Opinion: Is Your TA Hot, Or Did He Just Tell You That You Have Good Sentence Structure?


uiowa TA

Listen, I get it. Online classes were a bust for meeting new people on campus, and Tinder has been about as dead as Bruce Harreld’s career opportunities. It gets lonely in that quiet apartment of yours. A little too quiet. You’d give just about anything to fill that silence with the desperate drone of a Netflix and Chill sesh. But considering we’re your go-to source for romantic advice, we need you to confront this age-old question: Is your TA hot, or did he just tell you that you have good sentence structure?


We were curious about this ourselves, so we did what any serious journalist would do— we stalked your TA for the last week to see if he’s actually hot.


Our first step was to check out his feedback on your first essay of the semester to see whether or not he was flirting with you, and we swear on the integrity of this website, we have never seen a comment with so much sexual tension.


“Great work on this one,” his comment reads. “Your sentence structure flows well, and I like the point you make about the political framework of Hamlet. Keep it up.”


So it’s obvious that he wants to smash you, but do you want to smash him? We spent about four minutes looking him up on social media, but when we realized that such a master of words and sex wouldn’t bother with Instagram, we decided to stake him out in his office at the EPB. What we discovered was inconclusive at best.


He was wearing a mask, so that’s definitely a plus, and that dreamy hair of his would make anyone swoon. That being said… he was wearing khakis. Do you really want to bang a guy who wears khakis in public? It’s one thing to wear them in the privacy of your own home, but the audacity to force other people to witness such an atrocity should definitely make you rethink how hot he is.


We didn’t stop there. We couldn’t rest until we found out what he truly looks like under that sexy surgical mask of his, so we followed him home. He lives in this boring building on the west side of campus. Ew. But he did drive a Camry with tons of space in the back seat, if you know what we mean.

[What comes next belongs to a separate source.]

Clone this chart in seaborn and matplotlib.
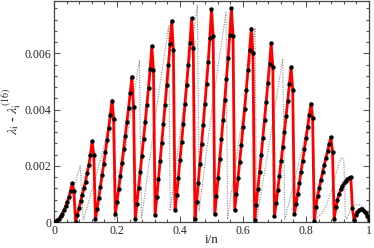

We followed him through the parking lot, into the building, and up to the third floor, at which point he began to unlock his apartment door and take off his mask. We were so eager to finally solve the hot-or-not mystery, but as soon as he caught sight of our top investigative journalist, he pulled it back up and uncomfortably retreated into the safety of his sick bachelor pad.


We couldn’t leave this story unsolved, so the next time he held office hours, we stopped in, hoping to get a pleasant comment for our article and a well-lit selfie to determine whether or not he’s fuckable.


“Wait, are you that motherfucker that followed me into my apartment building on Friday?” He stood up and escorted our journalist out of the office. “Get the fuck away before I call the cops, you freak.”


While we may not have figured out whether or not your TA is hot, we can definitely tell he’s got a rough, dominant side. Tune in for future updates to this article in which we’ll decode his sensual email about due dates and his half-completed LinkedIn profile.